Not that it needed to be. In our national conversations about race, we carefully work our way around how native tribes were treated throughout the history of North America because we don’t want to address the facts of that hatred. Broken treaties. Unprovoked attacks and wars. Theft. Let’s not even get into the rampant abuses of the current reservation system. Terrible and disturbingly racist governmental policies. For only one example, look up what Andrew Jackson did to ignore a Supreme Court decision by using the US Army to remove the Cherokees from land in Georgia. It’s genocide, folks, and we have pretended it wasn’t for so long by casing it in language shaded with religious imagery by calling it such things Manifest Destiny and other such rot.

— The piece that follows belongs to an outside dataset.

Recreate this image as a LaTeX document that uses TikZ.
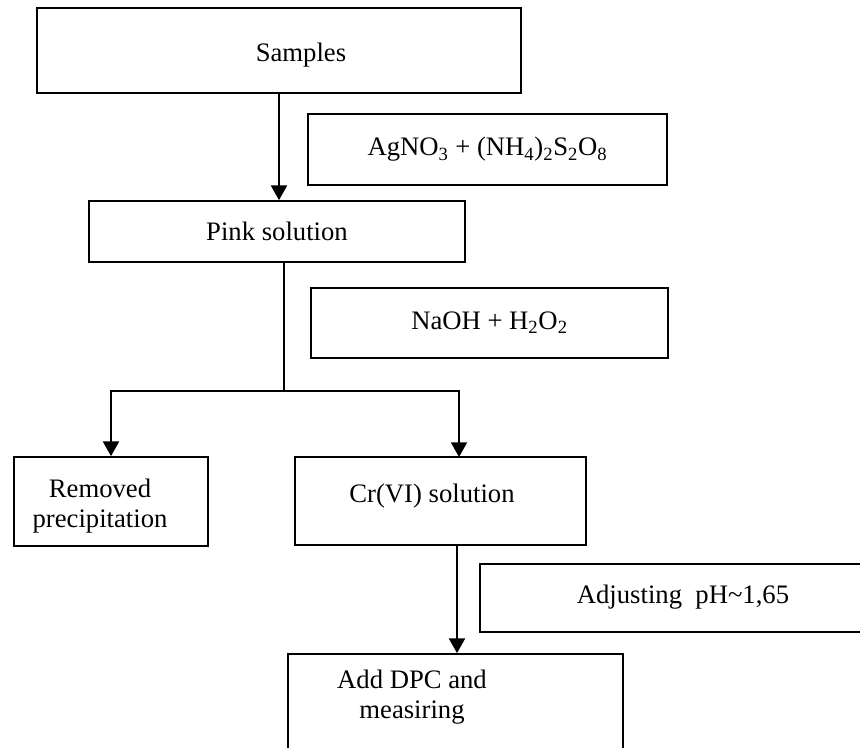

Well, some might argue, at least we didn’t use germ warfare against the native population. Or did we? The traditional story is that the British first came up with the idea in the 1760s to provide blankets to native tribes–blankets that had been laced with the smallpox virus. It’s not that this method of “taking care” of the “Indian problem” was more humane; no, it was more a case of the British feeling that such a method of killing was much more palatable to the soldiers who would ordinarily have to “endure” the difficult task of shooting.
Yikes.
And then the stories about the American Army giving similar smallpox-laden blankets to natives during one of the several Trail of Tears journeys during the first part of the 19th Century. There is anecdotal evidence of similar practices happening after the Civil War in the west when tribes were being moved onto reservations. What contributed to these stories was the fact that most native tribes often had a high rate of small pox infections. And blankets were given to native tribes. But, other than some possible talk in government circles about such practices in theory, there is no hard evidence that smallpox blankets were given to tribes–ever–by either colonial or state/federal governments or their agencies.
Again, some people will point to this myth as being only a myth and say that while natives were indeed killed, at least white people never conducted a systematic campaign of genocide against native tribes. But that’s like arguing that, while Hitler killed his millions, at least he never used a pea shooter to do it.
I’ll let the memory of the approximately 20,000,000 natives killed over the centuries since European colonization answer that argument.